Besides, one could argue that the culture is not dying, and that in fact
we are in the beginning phases of the emergence of the first truly
global culture and consciousness, which, fortunately, is a radical one,
the first really world-wide anti-capitalist consciousness. This
consciousness is also rejecting representative government, insisting on
direct democracy instead, and decentralization. It is against empire. It
is environmentally aware, ecological. Many millions of people worldwide
are beginning to connect the dots between global warming and capitalism.
So in this sense, these are hopeful times.
A couple of things are dying, it's true. The global American Capitalist
Empire is dying. And the Earth is dying, killed by capitalists. Some
argue that capitalism itself is dying, and will be gone within forty
years. I fear that this will be too late to save the earth, but let's
hope not.
Consciousness altering drugs may find room for safe usage in a free
society, but as used currently they hamper effective resistance to
oppression (and, indeed, are frequently used by the ruling class to
destroy opposition movements, like they did with the black liberation
movement in the United States). In this sense I have always been at odds
with the sixties.
7. In our research, we specifically focus on the relation and influence
between the European underground press scenario (starting from Provo)
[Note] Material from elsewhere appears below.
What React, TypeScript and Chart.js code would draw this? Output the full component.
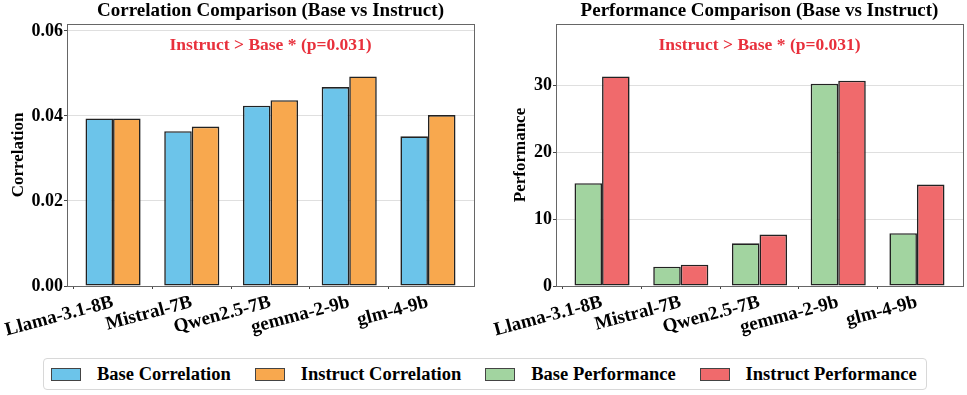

and the American one. How would you analyze this connection?
I can't help you much here. Americans are an insular people. Most of us
don't speak a foreign language. Living and publishing out of New York
City as we did, we obviously had an opportunity to meet up with
revolutionaries from all over the world, on a pretty regular basis, who
were passing through the city. We did a long piece once on the Quebecois
in Canada. We regularly featured articles on Palestine. We followed the
Vietnamese English press of course. We had visitors from Italy, France,
Germany, England, Cuba, Mexico, West Indies, and so forth. I think we
did receive European papers from time to time. But as far as formal
alliances with the European movement press, I don't think there were
any, as far as I know. But as I explained above, I was always marginal
to the project, so I might have missed them.